» **Given task**: Return the whole listing, line for line, without the pictures in it.
╭─ Collected material
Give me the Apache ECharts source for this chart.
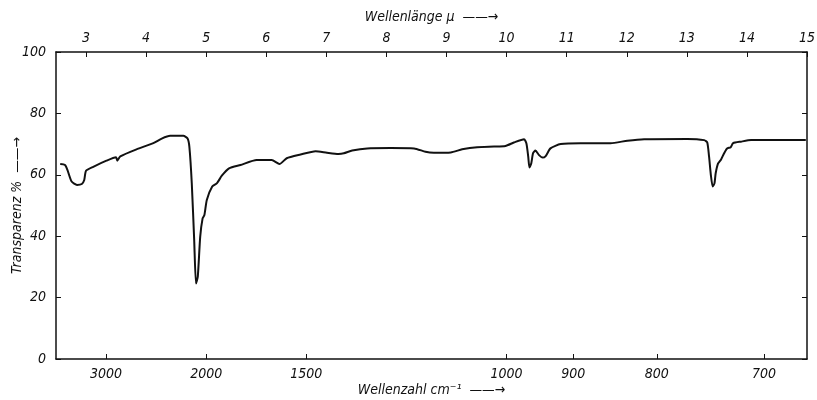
<!DOCTYPE html>
<html>
<head>
<meta charset="utf-8">
<script src="https://cdn.jsdelivr.net/npm/echarts@6/dist/echarts.min.js"></script>
<style>
html, body { margin: 0; padding: 0; background: #fff; }
#spektrum { width: 817px; height: 400px; }
</style>
</head>
<body>
<div id="spektrum"></div>
<script>
// Wellenlänge in μ (x) und Transparenz in % (y)
var wellenlaenge = [2.57, 2.65, 2.69, 2.76, 2.85, 2.93, 2.97, 3.0, 3.12, 3.34, 3.5, 3.52, 3.57, 3.84, 4.12, 4.26, 4.4, 4.62, 4.69, 4.72,
    4.76, 4.8, 4.83, 4.86, 4.9, 4.94, 4.97, 5.01, 5.1, 5.18, 5.26, 5.38, 5.57, 5.84, 6.09, 6.22, 6.34, 6.57, 6.82, 7.01,
    7.2, 7.29, 7.43, 7.68, 8.07, 8.46, 8.65, 8.79, 9.07, 9.26, 9.51, 9.79, 9.98, 10.12, 10.29, 10.33, 10.36, 10.38, 10.41, 10.44,
    10.48, 10.54, 10.6, 10.65, 10.73, 10.9, 11.23, 11.73, 12.01, 12.29, 13.01, 13.29, 13.34, 13.37, 13.4, 13.43, 13.46, 13.48, 13.52, 13.57,
    13.62, 13.67, 13.73, 13.77, 13.9, 14.07, 14.98];
var transparenz = [63.5, 63.2, 61.6, 57.8, 56.7, 57, 58.3, 61.3, 62.6, 64.6, 65.7, 64.6, 66, 68.3, 70.3, 71.8, 72.7, 72.7, 71.8, 69.1,
    57.2, 38.8, 24.6, 26.8, 39.8, 45.8, 46.9, 51.8, 56.2, 57.3, 59.7, 62.1, 63.2, 64.8, 64.8, 63.5, 65.4, 66.6, 67.7, 67.2,
    66.8, 67, 67.9, 68.6, 68.7, 68.6, 67.5, 67.2, 67.3, 68.3, 69, 69.2, 69.4, 70.5, 71.6, 70.2, 65.9, 62.4, 63.7, 67,
    67.9, 66.4, 65.6, 66.1, 68.6, 70, 70.3, 70.3, 71.1, 71.6, 71.7, 71.3, 70.5, 65.9, 59.9, 56.2, 57.2, 60.5, 63.7, 65,
    67, 68.6, 69, 70.3, 70.8, 71.3, 71.3];

// Achsenbeschriftungen
var wellenzahlTicks = [3000, 2000, 1500, 1000, 900, 800, 700];
var wellenlaengeTicks = [3, 4, 5, 6, 7, 8, 9, 10, 11, 12, 13, 14, 15];
var transparenzTicks = [0, 20, 40, 60, 80, 100];

var schrift = "'Liberation Sans Narrow', 'DejaVu Sans Condensed', sans-serif";

var daten = wellenlaenge.map(function (w, i) { return [w, transparenz[i]]; });
var wellenzahlPos = wellenzahlTicks.map(function (n) { return 10000 / n; });

var chart = echarts.init(document.getElementById('spektrum'));
var option = {
    backgroundColor: '#fff',
    animation: false,
    grid: { left: 56, right: 10, top: 52, bottom: 41, containLabel: false, outerBoundsMode: 'none' },
    xAxis: [{
        // unten: Wellenzahl (Skala linear in μ)
        type: 'value',
        position: 'bottom',
        min: 2.5,
        max: 15,
        name: 'Wellenzahl cm⁻¹  ——→',
        nameLocation: 'middle',
        nameGap: 24,
        nameMoveOverlap: false,
        nameTextStyle: { color: '#111', fontSize: 14, fontStyle: 'italic', fontFamily: schrift },
        axisLine: { onZero: false, lineStyle: { color: '#111', width: 1.5 } },
        axisTick: { inside: true, length: 5, customValues: wellenzahlPos, lineStyle: { color: '#111' } },
        axisLabel: {
            customValues: wellenzahlPos,
            margin: 8,
            formatter: function (v) { return String(Math.round(10000 / v)); },
            color: '#111', fontSize: 14, fontStyle: 'italic', fontFamily: schrift
        },
        splitLine: { show: false }
    }, {
        // oben: Wellenlänge
        type: 'value',
        position: 'top',
        min: 2.5,
        max: 15,
        name: 'Wellenlänge μ  ——→',
        nameLocation: 'middle',
        nameGap: 28,
        nameMoveOverlap: false,
        nameTextStyle: { color: '#111', fontSize: 14, fontStyle: 'italic', fontFamily: schrift },
        axisLine: { onZero: false, lineStyle: { color: '#111', width: 1.5 } },
        axisTick: { inside: true, length: 5, customValues: wellenlaengeTicks, lineStyle: { color: '#111' } },
        axisLabel: {
            customValues: wellenlaengeTicks,
            margin: 7,
            color: '#111', fontSize: 14, fontStyle: 'italic', fontFamily: schrift
        },
        splitLine: { show: false }
    }],
    yAxis: [{
        type: 'value',
        position: 'left',
        min: 0,
        max: 100,
        interval: 20,
        name: 'Transparenz %  ——→',
        nameLocation: 'middle',
        nameGap: 32,
        nameMoveOverlap: false,
        nameTextStyle: { color: '#111', fontSize: 14, fontStyle: 'italic', fontFamily: schrift },
        axisLine: { show: true, onZero: false, lineStyle: { color: '#111', width: 1.5 } },
        axisTick: { show: true, inside: true, length: 5, lineStyle: { color: '#111' } },
        axisLabel: {
            margin: 10,
            color: '#111', fontSize: 14, fontStyle: 'italic', fontFamily: schrift,
            formatter: function (v) { return transparenzTicks.indexOf(v) >= 0 ? String(v) : ''; }
        },
        splitLine: { show: false }
    }, {
        type: 'value',
        position: 'right',
        min: 0,
        max: 100,
        interval: 20,
        axisLine: { show: true, onZero: false, lineStyle: { color: '#111', width: 1.5 } },
        axisTick: { show: true, inside: true, length: 5, lineStyle: { color: '#111' } },
        axisLabel: { show: false },
        splitLine: { show: false }
    }],
    series: [{
        name: 'Transparenz',
        type: 'line',
        xAxisIndex: 0,
        yAxisIndex: 0,
        showSymbol: false,
        smooth: 0.2,
        lineStyle: { color: '#111', width: 2 },
        data: daten
    }]
};
chart.setOption(option);
</script>
</body>
</html>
╰─
» **The solution**:
Give me the Apache ECharts source for this chart.
<!DOCTYPE html>
<html>
<head>
<meta charset="utf-8">
<script src="https://cdn.jsdelivr.net/npm/echarts@6/dist/echarts.min.js"></script>
<style>
html, body { margin: 0; padding: 0; background: #fff; }
#spektrum { width: 817px; height: 400px; }
</style>
</head>
<body>
<div id="spektrum"></div>
<script>
// Wellenlänge in μ (x) und Transparenz in % (y)
var wellenlaenge = [2.57, 2.65, 2.69, 2.76, 2.85, 2.93, 2.97, 3.0, 3.12, 3.34, 3.5, 3.52, 3.57, 3.84, 4.12, 4.26, 4.4, 4.62, 4.69, 4.72,
    4.76, 4.8, 4.83, 4.86, 4.9, 4.94, 4.97, 5.01, 5.1, 5.18, 5.26, 5.38, 5.57, 5.84, 6.09, 6.22, 6.34, 6.57, 6.82, 7.01,
    7.2, 7.29, 7.43, 7.68, 8.07, 8.46, 8.65, 8.79, 9.07, 9.26, 9.51, 9.79, 9.98, 10.12, 10.29, 10.33, 10.36, 10.38, 10.41, 10.44,
    10.48, 10.54, 10.6, 10.65, 10.73, 10.9, 11.23, 11.73, 12.01, 12.29, 13.01, 13.29, 13.34, 13.37, 13.4, 13.43, 13.46, 13.48, 13.52, 13.57,
    13.62, 13.67, 13.73, 13.77, 13.9, 14.07, 14.98];
var transparenz = [63.5, 63.2, 61.6, 57.8, 56.7, 57, 58.3, 61.3, 62.6, 64.6, 65.7, 64.6, 66, 68.3, 70.3, 71.8, 72.7, 72.7, 71.8, 69.1,
    57.2, 38.8, 24.6, 26.8, 39.8, 45.8, 46.9, 51.8, 56.2, 57.3, 59.7, 62.1, 63.2, 64.8, 64.8, 63.5, 65.4, 66.6, 67.7, 67.2,
    66.8, 67, 67.9, 68.6, 68.7, 68.6, 67.5, 67.2, 67.3, 68.3, 69, 69.2, 69.4, 70.5, 71.6, 70.2, 65.9, 62.4, 63.7, 67,
    67.9, 66.4, 65.6, 66.1, 68.6, 70, 70.3, 70.3, 71.1, 71.6, 71.7, 71.3, 70.5, 65.9, 59.9, 56.2, 57.2, 60.5, 63.7, 65,
    67, 68.6, 69, 70.3, 70.8, 71.3, 71.3];

// Achsenbeschriftungen
var wellenzahlTicks = [3000, 2000, 1500, 1000, 900, 800, 700];
var wellenlaengeTicks = [3, 4, 5, 6, 7, 8, 9, 10, 11, 12, 13, 14, 15];
var transparenzTicks = [0, 20, 40, 60, 80, 100];

var schrift = "'Liberation Sans Narrow', 'DejaVu Sans Condensed', sans-serif";

var daten = wellenlaenge.map(function (w, i) { return [w, transparenz[i]]; });
var wellenzahlPos = wellenzahlTicks.map(function (n) { return 10000 / n; });

var chart = echarts.init(document.getElementById('spektrum'));
var option = {
    backgroundColor: '#fff',
    animation: false,
    grid: { left: 56, right: 10, top: 52, bottom: 41, containLabel: false, outerBoundsMode: 'none' },
    xAxis: [{
        // unten: Wellenzahl (Skala linear in μ)
        type: 'value',
        position: 'bottom',
        min: 2.5,
        max: 15,
        name: 'Wellenzahl cm⁻¹  ——→',
        nameLocation: 'middle',
        nameGap: 24,
        nameMoveOverlap: false,
        nameTextStyle: { color: '#111', fontSize: 14, fontStyle: 'italic', fontFamily: schrift },
        axisLine: { onZero: false, lineStyle: { color: '#111', width: 1.5 } },
        axisTick: { inside: true, length: 5, customValues: wellenzahlPos, lineStyle: { color: '#111' } },
        axisLabel: {
            customValues: wellenzahlPos,
            margin: 8,
            formatter: function (v) { return String(Math.round(10000 / v)); },
            color: '#111', fontSize: 14, fontStyle: 'italic', fontFamily: schrift
        },
        splitLine: { show: false }
    }, {
        // oben: Wellenlänge
        type: 'value',
        position: 'top',
        min: 2.5,
        max: 15,
        name: 'Wellenlänge μ  ——→',
        nameLocation: 'middle',
        nameGap: 28,
        nameMoveOverlap: false,
        nameTextStyle: { color: '#111', fontSize: 14, fontStyle: 'italic', fontFamily: schrift },
        axisLine: { onZero: false, lineStyle: { color: '#111', width: 1.5 } },
        axisTick: { inside: true, length: 5, customValues: wellenlaengeTicks, lineStyle: { color: '#111' } },
        axisLabel: {
            customValues: wellenlaengeTicks,
            margin: 7,
            color: '#111', fontSize: 14, fontStyle: 'italic', fontFamily: schrift
        },
        splitLine: { show: false }
    }],
    yAxis: [{
        type: 'value',
        position: 'left',
        min: 0,
        max: 100,
        interval: 20,
        name: 'Transparenz %  ——→',
        nameLocation: 'middle',
        nameGap: 32,
        nameMoveOverlap: false,
        nameTextStyle: { color: '#111', fontSize: 14, fontStyle: 'italic', fontFamily: schrift },
        axisLine: { show: true, onZero: false, lineStyle: { color: '#111', width: 1.5 } },
        axisTick: { show: true, inside: true, length: 5, lineStyle: { color: '#111' } },
        axisLabel: {
            margin: 10,
            color: '#111', fontSize: 14, fontStyle: 'italic', fontFamily: schrift,
            formatter: function (v) { return transparenzTicks.indexOf(v) >= 0 ? String(v) : ''; }
        },
        splitLine: { show: false }
    }, {
        type: 'value',
        position: 'right',
        min: 0,
        max: 100,
        interval: 20,
        axisLine: { show: true, onZero: false, lineStyle: { color: '#111', width: 1.5 } },
        axisTick: { show: true, inside: true, length: 5, lineStyle: { color: '#111' } },
        axisLabel: { show: false },
        splitLine: { show: false }
    }],
    series: [{
        name: 'Transparenz',
        type: 'line',
        xAxisIndex: 0,
        yAxisIndex: 0,
        showSymbol: false,
        smooth: 0.2,
        lineStyle: { color: '#111', width: 2 },
        data: daten
    }]
};
chart.setOption(option);
</script>
</body>
</html>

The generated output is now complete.